High-end drag is not really important, as long as it's smooth and reliable. Even a click drag is plenty for trout.
Backing capacity, unless you live in big trout country, is fine with 100 yards of 20# dacron.
Buying a reel you will be proud to own prevents buying twice.
A trout reel is all about aesthetics for me, and that is all about taste - so it's up to you. It should make you stare at it when you sit down to take a break, or it's not the right one.

Good luck!

12-31-2003, 12:27 AM
There are probably more good trout reels than saltwater reels, so the conversations can get pretty deep and personal. You should fish what you can afford. Over the past 30 years I have used medalists, ross, scientific anglers, hardy, orvis and some I can't even remember the name of, all have worked well.
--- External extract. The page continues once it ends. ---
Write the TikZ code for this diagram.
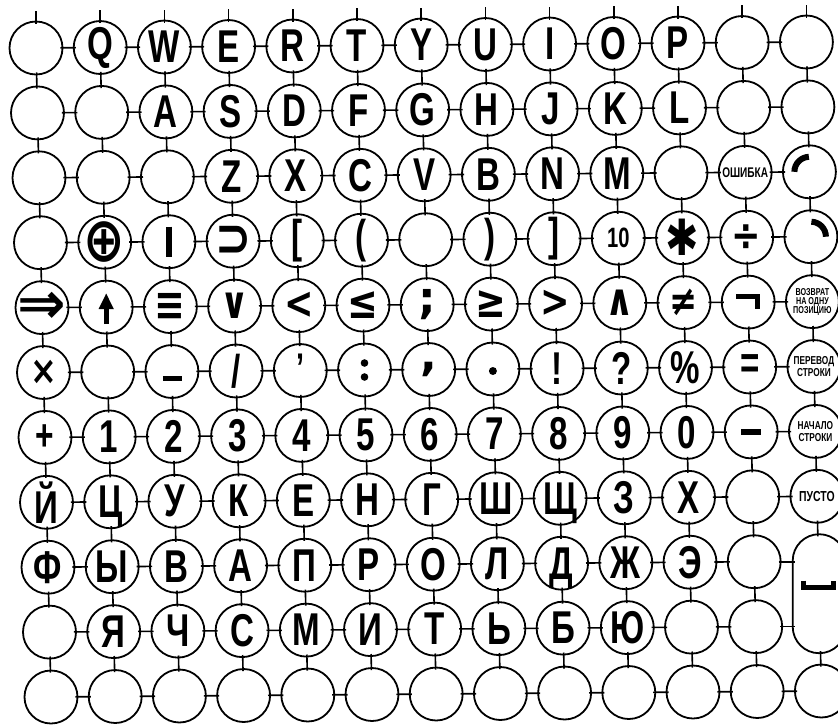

I have yet to have a trout or steelhead spool me, so 100 yards of backing is plenty. I think the individuals' casting ability, the fly , the flyline, rod, leader system and then the reel is the order of importance in catching trout. (a little knowledge also helps). With that said, I was told several years ago that one needed to control the equipment and clothing variables as soon as possible, as "looking good" is still important. I have not always heeded that advice. Ther are usable reels under $50, there are several good trout reels under $100 and many great trout reels under $200. I would never be concerned about buying a used reel, once you decide what you like. I eventually graduated to Hardy Princess reels, and will most likely pass them onto my kids. They are great and I like the balance they give me on 3 wt thru 7 wt rods, but I would not take them to the salt.
Good luck and enjoy the journey. Welcome to the sport.

12-31-2003, 10:08 AM
fish the pfluger until you have saved up for a reel that matches your sensibilities. Like an evolution or a Tibor TailWater (my favorite for a 5wt.).

01-02-2004, 12:25 AM
I appreciate the responses, and I realize that I'm asking a question without a real answer. Obviously, you can't tell me how to spend my money. I guess what I'm really trying to figure out is whether I'm right to be concerned about the weight (an ounce or more heavier than any of the other reels I'm considering) and small spool diameter (3") of the Pflueger? It seems like casting fly gear is much more "Swing weight" sensitive than most other forms of tackle in the casting process. I also wonder if the extra weight at the end of the line will affect the sensitivity of the outfit. Are these concerns reasonable? Or am I merely making excuses to buy more expensive equipment?

Thanks again...

01-02-2004, 09:24 AM
The best way to answer the question about the affect that the reel's weight will have on the casting is to take it to a shop with a variety of reels in the size range you're after, and cast the rod several times with each reel. Just be sure to use the same type of line to keep the only variable to reel weight.
Yes, reel weight will affect the rod's perceived action, in my experience. Because everyone has their own optimal casting stroke speed, you're the best judge of what will work best for you, so take some time and try the different reels first. When you've decided which ones feel best, you can always look for a model of similar weight if the local shop doesn't carry one that has the aesthetics you're after.

01-28-2004, 12:41 PM
Thanks everyone for your comments. I ended up trading up for a Ross Rhythm. It should make me happy for many years to come.